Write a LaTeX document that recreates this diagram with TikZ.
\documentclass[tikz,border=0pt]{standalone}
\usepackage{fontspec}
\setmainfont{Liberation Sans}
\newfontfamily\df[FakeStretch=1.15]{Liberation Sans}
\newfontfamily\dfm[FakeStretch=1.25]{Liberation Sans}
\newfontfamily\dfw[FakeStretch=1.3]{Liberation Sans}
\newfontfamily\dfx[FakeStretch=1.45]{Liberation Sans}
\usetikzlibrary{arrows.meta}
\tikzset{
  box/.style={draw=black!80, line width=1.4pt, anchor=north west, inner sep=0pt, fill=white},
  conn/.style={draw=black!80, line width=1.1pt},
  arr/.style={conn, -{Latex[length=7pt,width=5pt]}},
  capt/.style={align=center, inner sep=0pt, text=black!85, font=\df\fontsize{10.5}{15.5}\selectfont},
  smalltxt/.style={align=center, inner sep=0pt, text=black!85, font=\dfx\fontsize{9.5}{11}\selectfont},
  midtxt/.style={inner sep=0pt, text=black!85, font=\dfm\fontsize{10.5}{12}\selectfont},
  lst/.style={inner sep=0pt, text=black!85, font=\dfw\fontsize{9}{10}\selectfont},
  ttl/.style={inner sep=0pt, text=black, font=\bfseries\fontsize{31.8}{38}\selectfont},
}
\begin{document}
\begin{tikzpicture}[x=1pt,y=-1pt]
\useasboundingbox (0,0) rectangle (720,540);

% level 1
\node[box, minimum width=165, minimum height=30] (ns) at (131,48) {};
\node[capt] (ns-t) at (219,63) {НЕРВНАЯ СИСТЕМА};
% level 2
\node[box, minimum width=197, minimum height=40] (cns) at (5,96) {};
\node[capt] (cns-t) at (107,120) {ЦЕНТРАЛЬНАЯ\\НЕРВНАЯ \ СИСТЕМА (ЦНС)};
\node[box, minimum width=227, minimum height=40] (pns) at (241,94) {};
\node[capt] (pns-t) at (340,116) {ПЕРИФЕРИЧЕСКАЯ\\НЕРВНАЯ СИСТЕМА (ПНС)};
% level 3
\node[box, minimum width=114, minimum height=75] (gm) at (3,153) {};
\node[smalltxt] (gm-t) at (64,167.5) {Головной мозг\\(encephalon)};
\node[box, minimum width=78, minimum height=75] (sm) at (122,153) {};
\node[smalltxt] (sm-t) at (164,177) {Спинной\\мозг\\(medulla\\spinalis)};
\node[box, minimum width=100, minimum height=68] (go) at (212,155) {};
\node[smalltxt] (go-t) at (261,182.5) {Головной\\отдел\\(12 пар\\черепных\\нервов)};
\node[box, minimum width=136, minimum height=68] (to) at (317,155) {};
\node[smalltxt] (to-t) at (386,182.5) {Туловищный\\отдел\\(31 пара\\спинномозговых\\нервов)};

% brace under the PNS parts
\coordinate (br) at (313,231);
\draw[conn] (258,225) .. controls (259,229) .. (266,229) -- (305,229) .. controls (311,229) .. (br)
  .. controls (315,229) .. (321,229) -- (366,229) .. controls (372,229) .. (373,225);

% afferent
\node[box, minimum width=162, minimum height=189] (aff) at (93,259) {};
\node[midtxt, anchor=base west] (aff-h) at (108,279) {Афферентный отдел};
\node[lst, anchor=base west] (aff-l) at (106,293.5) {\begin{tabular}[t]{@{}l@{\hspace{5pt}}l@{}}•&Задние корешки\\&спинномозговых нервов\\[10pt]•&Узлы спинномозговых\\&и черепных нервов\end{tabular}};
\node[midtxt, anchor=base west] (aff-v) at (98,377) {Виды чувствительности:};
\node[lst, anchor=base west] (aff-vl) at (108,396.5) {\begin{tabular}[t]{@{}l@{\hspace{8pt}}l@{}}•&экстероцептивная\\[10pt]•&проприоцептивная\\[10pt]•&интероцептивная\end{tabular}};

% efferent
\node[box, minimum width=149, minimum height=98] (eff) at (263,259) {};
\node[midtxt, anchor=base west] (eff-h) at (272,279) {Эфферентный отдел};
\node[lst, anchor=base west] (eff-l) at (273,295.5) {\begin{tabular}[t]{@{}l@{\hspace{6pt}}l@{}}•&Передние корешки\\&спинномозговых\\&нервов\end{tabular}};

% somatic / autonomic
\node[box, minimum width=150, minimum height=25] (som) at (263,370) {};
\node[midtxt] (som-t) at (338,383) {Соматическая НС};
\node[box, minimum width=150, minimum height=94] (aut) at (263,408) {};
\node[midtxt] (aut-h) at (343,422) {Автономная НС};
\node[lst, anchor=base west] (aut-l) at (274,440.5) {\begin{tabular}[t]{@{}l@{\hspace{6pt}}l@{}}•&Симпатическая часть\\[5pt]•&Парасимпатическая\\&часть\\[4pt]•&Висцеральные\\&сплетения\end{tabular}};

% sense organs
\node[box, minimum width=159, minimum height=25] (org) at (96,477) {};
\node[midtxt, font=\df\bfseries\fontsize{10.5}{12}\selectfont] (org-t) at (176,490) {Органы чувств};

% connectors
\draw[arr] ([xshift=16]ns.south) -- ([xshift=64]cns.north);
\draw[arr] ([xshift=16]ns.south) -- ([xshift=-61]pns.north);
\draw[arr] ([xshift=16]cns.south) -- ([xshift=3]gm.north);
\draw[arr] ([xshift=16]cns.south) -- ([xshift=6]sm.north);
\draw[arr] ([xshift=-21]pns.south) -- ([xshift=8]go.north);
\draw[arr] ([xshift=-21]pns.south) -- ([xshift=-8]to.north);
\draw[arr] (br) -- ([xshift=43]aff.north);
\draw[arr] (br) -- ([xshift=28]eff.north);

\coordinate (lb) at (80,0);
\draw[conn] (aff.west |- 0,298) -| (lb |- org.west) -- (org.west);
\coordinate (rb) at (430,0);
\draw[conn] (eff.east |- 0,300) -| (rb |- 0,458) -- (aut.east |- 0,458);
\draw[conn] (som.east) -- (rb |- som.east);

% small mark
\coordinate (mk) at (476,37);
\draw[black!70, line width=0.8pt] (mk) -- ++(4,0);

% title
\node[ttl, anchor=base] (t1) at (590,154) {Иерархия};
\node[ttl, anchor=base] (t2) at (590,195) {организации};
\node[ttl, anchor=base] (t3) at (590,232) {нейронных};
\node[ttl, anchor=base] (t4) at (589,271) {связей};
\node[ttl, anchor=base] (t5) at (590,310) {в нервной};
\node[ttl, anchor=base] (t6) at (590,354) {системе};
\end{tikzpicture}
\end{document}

Stated problem >> Extract all of the data exactly as written.

Result for this exercise >>
Write a LaTeX document that recreates this diagram with TikZ.
\documentclass[tikz,border=0pt]{standalone}
\usepackage{fontspec}
\setmainfont{Liberation Sans}
\newfontfamily\df[FakeStretch=1.15]{Liberation Sans}
\newfontfamily\dfm[FakeStretch=1.25]{Liberation Sans}
\newfontfamily\dfw[FakeStretch=1.3]{Liberation Sans}
\newfontfamily\dfx[FakeStretch=1.45]{Liberation Sans}
\usetikzlibrary{arrows.meta}
\tikzset{
  box/.style={draw=black!80, line width=1.4pt, anchor=north west, inner sep=0pt, fill=white},
  conn/.style={draw=black!80, line width=1.1pt},
  arr/.style={conn, -{Latex[length=7pt,width=5pt]}},
  capt/.style={align=center, inner sep=0pt, text=black!85, font=\df\fontsize{10.5}{15.5}\selectfont},
  smalltxt/.style={align=center, inner sep=0pt, text=black!85, font=\dfx\fontsize{9.5}{11}\selectfont},
  midtxt/.style={inner sep=0pt, text=black!85, font=\dfm\fontsize{10.5}{12}\selectfont},
  lst/.style={inner sep=0pt, text=black!85, font=\dfw\fontsize{9}{10}\selectfont},
  ttl/.style={inner sep=0pt, text=black, font=\bfseries\fontsize{31.8}{38}\selectfont},
}
\begin{document}
\begin{tikzpicture}[x=1pt,y=-1pt]
\useasboundingbox (0,0) rectangle (720,540);

% level 1
\node[box, minimum width=165, minimum height=30] (ns) at (131,48) {};
\node[capt] (ns-t) at (219,63) {НЕРВНАЯ СИСТЕМА};
% level 2
\node[box, minimum width=197, minimum height=40] (cns) at (5,96) {};
\node[capt] (cns-t) at (107,120) {ЦЕНТРАЛЬНАЯ\\НЕРВНАЯ \ СИСТЕМА (ЦНС)};
\node[box, minimum width=227, minimum height=40] (pns) at (241,94) {};
\node[capt] (pns-t) at (340,116) {ПЕРИФЕРИЧЕСКАЯ\\НЕРВНАЯ СИСТЕМА (ПНС)};
% level 3
\node[box, minimum width=114, minimum height=75] (gm) at (3,153) {};
\node[smalltxt] (gm-t) at (64,167.5) {Головной мозг\\(encephalon)};
\node[box, minimum width=78, minimum height=75] (sm) at (122,153) {};
\node[smalltxt] (sm-t) at (164,177) {Спинной\\мозг\\(medulla\\spinalis)};
\node[box, minimum width=100, minimum height=68] (go) at (212,155) {};
\node[smalltxt] (go-t) at (261,182.5) {Головной\\отдел\\(12 пар\\черепных\\нервов)};
\node[box, minimum width=136, minimum height=68] (to) at (317,155) {};
\node[smalltxt] (to-t) at (386,182.5) {Туловищный\\отдел\\(31 пара\\спинномозговых\\нервов)};

% brace under the PNS parts
\coordinate (br) at (313,231);
\draw[conn] (258,225) .. controls (259,229) .. (266,229) -- (305,229) .. controls (311,229) .. (br)
  .. controls (315,229) .. (321,229) -- (366,229) .. controls (372,229) .. (373,225);

% afferent
\node[box, minimum width=162, minimum height=189] (aff) at (93,259) {};
\node[midtxt, anchor=base west] (aff-h) at (108,279) {Афферентный отдел};
\node[lst, anchor=base west] (aff-l) at (106,293.5) {\begin{tabular}[t]{@{}l@{\hspace{5pt}}l@{}}•&Задние корешки\\&спинномозговых нервов\\[10pt]•&Узлы спинномозговых\\&и черепных нервов\end{tabular}};
\node[midtxt, anchor=base west] (aff-v) at (98,377) {Виды чувствительности:};
\node[lst, anchor=base west] (aff-vl) at (108,396.5) {\begin{tabular}[t]{@{}l@{\hspace{8pt}}l@{}}•&экстероцептивная\\[10pt]•&проприоцептивная\\[10pt]•&интероцептивная\end{tabular}};

% efferent
\node[box, minimum width=149, minimum height=98] (eff) at (263,259) {};
\node[midtxt, anchor=base west] (eff-h) at (272,279) {Эфферентный отдел};
\node[lst, anchor=base west] (eff-l) at (273,295.5) {\begin{tabular}[t]{@{}l@{\hspace{6pt}}l@{}}•&Передние корешки\\&спинномозговых\\&нервов\end{tabular}};

% somatic / autonomic
\node[box, minimum width=150, minimum height=25] (som) at (263,370) {};
\node[midtxt] (som-t) at (338,383) {Соматическая НС};
\node[box, minimum width=150, minimum height=94] (aut) at (263,408) {};
\node[midtxt] (aut-h) at (343,422) {Автономная НС};
\node[lst, anchor=base west] (aut-l) at (274,440.5) {\begin{tabular}[t]{@{}l@{\hspace{6pt}}l@{}}•&Симпатическая часть\\[5pt]•&Парасимпатическая\\&часть\\[4pt]•&Висцеральные\\&сплетения\end{tabular}};

% sense organs
\node[box, minimum width=159, minimum height=25] (org) at (96,477) {};
\node[midtxt, font=\df\bfseries\fontsize{10.5}{12}\selectfont] (org-t) at (176,490) {Органы чувств};

% connectors
\draw[arr] ([xshift=16]ns.south) -- ([xshift=64]cns.north);
\draw[arr] ([xshift=16]ns.south) -- ([xshift=-61]pns.north);
\draw[arr] ([xshift=16]cns.south) -- ([xshift=3]gm.north);
\draw[arr] ([xshift=16]cns.south) -- ([xshift=6]sm.north);
\draw[arr] ([xshift=-21]pns.south) -- ([xshift=8]go.north);
\draw[arr] ([xshift=-21]pns.south) -- ([xshift=-8]to.north);
\draw[arr] (br) -- ([xshift=43]aff.north);
\draw[arr] (br) -- ([xshift=28]eff.north);

\coordinate (lb) at (80,0);
\draw[conn] (aff.west |- 0,298) -| (lb |- org.west) -- (org.west);
\coordinate (rb) at (430,0);
\draw[conn] (eff.east |- 0,300) -| (rb |- 0,458) -- (aut.east |- 0,458);
\draw[conn] (som.east) -- (rb |- som.east);

% small mark
\coordinate (mk) at (476,37);
\draw[black!70, line width=0.8pt] (mk) -- ++(4,0);

% title
\node[ttl, anchor=base] (t1) at (590,154) {Иерархия};
\node[ttl, anchor=base] (t2) at (590,195) {организации};
\node[ttl, anchor=base] (t3) at (590,232) {нейронных};
\node[ttl, anchor=base] (t4) at (589,271) {связей};
\node[ttl, anchor=base] (t5) at (590,310) {в нервной};
\node[ttl, anchor=base] (t6) at (590,354) {системе};
\end{tikzpicture}
\end{document}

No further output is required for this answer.